start

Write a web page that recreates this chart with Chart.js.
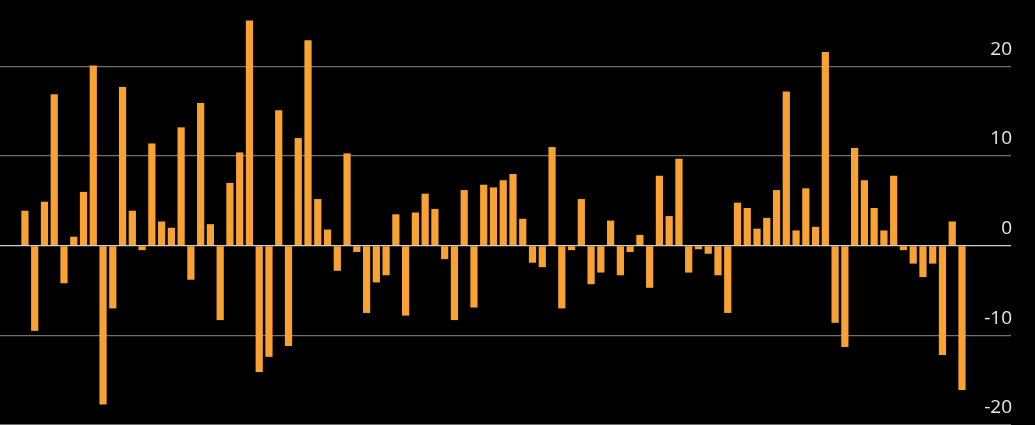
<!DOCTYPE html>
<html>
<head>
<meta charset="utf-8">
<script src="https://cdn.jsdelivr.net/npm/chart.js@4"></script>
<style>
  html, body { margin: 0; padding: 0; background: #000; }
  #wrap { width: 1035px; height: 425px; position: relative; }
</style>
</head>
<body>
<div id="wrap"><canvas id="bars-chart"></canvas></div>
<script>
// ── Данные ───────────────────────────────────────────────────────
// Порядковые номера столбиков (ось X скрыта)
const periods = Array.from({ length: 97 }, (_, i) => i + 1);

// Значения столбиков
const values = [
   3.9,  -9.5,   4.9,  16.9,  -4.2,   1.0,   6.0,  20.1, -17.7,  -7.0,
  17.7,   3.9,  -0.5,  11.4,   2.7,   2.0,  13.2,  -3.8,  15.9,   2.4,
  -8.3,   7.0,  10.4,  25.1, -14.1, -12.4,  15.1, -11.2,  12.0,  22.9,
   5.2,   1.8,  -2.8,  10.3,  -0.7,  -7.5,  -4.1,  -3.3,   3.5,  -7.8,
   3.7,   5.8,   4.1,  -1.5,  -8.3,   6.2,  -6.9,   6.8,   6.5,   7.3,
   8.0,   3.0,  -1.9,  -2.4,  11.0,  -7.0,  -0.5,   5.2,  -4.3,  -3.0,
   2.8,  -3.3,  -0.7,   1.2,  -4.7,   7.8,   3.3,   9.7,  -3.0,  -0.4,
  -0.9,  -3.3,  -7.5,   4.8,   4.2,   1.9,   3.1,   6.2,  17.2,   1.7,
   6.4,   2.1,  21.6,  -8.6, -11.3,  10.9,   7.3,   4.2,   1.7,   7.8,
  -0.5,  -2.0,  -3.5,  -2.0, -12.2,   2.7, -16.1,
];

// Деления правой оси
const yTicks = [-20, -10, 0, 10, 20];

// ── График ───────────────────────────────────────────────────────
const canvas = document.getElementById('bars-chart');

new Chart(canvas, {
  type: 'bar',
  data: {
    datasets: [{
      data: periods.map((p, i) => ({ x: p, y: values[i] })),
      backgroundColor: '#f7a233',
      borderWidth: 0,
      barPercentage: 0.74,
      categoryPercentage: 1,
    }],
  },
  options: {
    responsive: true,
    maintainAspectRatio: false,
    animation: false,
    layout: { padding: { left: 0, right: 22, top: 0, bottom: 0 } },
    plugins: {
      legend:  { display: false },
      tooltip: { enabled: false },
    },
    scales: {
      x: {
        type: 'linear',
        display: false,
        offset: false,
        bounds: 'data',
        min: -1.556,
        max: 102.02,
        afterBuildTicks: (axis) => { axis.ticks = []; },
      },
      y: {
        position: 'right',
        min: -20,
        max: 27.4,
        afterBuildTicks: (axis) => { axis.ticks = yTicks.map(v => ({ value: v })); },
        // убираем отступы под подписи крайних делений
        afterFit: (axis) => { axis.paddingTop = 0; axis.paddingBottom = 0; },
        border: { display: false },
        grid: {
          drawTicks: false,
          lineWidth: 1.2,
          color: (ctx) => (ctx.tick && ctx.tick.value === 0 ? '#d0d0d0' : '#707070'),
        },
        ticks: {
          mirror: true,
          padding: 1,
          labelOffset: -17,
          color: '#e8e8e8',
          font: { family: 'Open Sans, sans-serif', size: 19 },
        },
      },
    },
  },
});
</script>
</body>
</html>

end

• **WHAT TO DO**
Repeat the material above in full and unchanged, minus its images.

• **SOLUTION FOR THIS PROBLEM**
Write a web page that recreates this chart with Chart.js.
<!DOCTYPE html>
<html>
<head>
<meta charset="utf-8">
<script src="https://cdn.jsdelivr.net/npm/chart.js@4"></script>
<style>
  html, body { margin: 0; padding: 0; background: #000; }
  #wrap { width: 1035px; height: 425px; position: relative; }
</style>
</head>
<body>
<div id="wrap"><canvas id="bars-chart"></canvas></div>
<script>
// ── Данные ───────────────────────────────────────────────────────
// Порядковые номера столбиков (ось X скрыта)
const periods = Array.from({ length: 97 }, (_, i) => i + 1);

// Значения столбиков
const values = [
   3.9,  -9.5,   4.9,  16.9,  -4.2,   1.0,   6.0,  20.1, -17.7,  -7.0,
  17.7,   3.9,  -0.5,  11.4,   2.7,   2.0,  13.2,  -3.8,  15.9,   2.4,
  -8.3,   7.0,  10.4,  25.1, -14.1, -12.4,  15.1, -11.2,  12.0,  22.9,
   5.2,   1.8,  -2.8,  10.3,  -0.7,  -7.5,  -4.1,  -3.3,   3.5,  -7.8,
   3.7,   5.8,   4.1,  -1.5,  -8.3,   6.2,  -6.9,   6.8,   6.5,   7.3,
   8.0,   3.0,  -1.9,  -2.4,  11.0,  -7.0,  -0.5,   5.2,  -4.3,  -3.0,
   2.8,  -3.3,  -0.7,   1.2,  -4.7,   7.8,   3.3,   9.7,  -3.0,  -0.4,
  -0.9,  -3.3,  -7.5,   4.8,   4.2,   1.9,   3.1,   6.2,  17.2,   1.7,
   6.4,   2.1,  21.6,  -8.6, -11.3,  10.9,   7.3,   4.2,   1.7,   7.8,
  -0.5,  -2.0,  -3.5,  -2.0, -12.2,   2.7, -16.1,
];

// Деления правой оси
const yTicks = [-20, -10, 0, 10, 20];

// ── График ───────────────────────────────────────────────────────
const canvas = document.getElementById('bars-chart');

new Chart(canvas, {
  type: 'bar',
  data: {
    datasets: [{
      data: periods.map((p, i) => ({ x: p, y: values[i] })),
      backgroundColor: '#f7a233',
      borderWidth: 0,
      barPercentage: 0.74,
      categoryPercentage: 1,
    }],
  },
  options: {
    responsive: true,
    maintainAspectRatio: false,
    animation: false,
    layout: { padding: { left: 0, right: 22, top: 0, bottom: 0 } },
    plugins: {
      legend:  { display: false },
      tooltip: { enabled: false },
    },
    scales: {
      x: {
        type: 'linear',
        display: false,
        offset: false,
        bounds: 'data',
        min: -1.556,
        max: 102.02,
        afterBuildTicks: (axis) => { axis.ticks = []; },
      },
      y: {
        position: 'right',
        min: -20,
        max: 27.4,
        afterBuildTicks: (axis) => { axis.ticks = yTicks.map(v => ({ value: v })); },
        // убираем отступы под подписи крайних делений
        afterFit: (axis) => { axis.paddingTop = 0; axis.paddingBottom = 0; },
        border: { display: false },
        grid: {
          drawTicks: false,
          lineWidth: 1.2,
          color: (ctx) => (ctx.tick && ctx.tick.value === 0 ? '#d0d0d0' : '#707070'),
        },
        ticks: {
          mirror: true,
          padding: 1,
          labelOffset: -17,
          color: '#e8e8e8',
          font: { family: 'Open Sans, sans-serif', size: 19 },
        },
      },
    },
  },
});
</script>
</body>
</html>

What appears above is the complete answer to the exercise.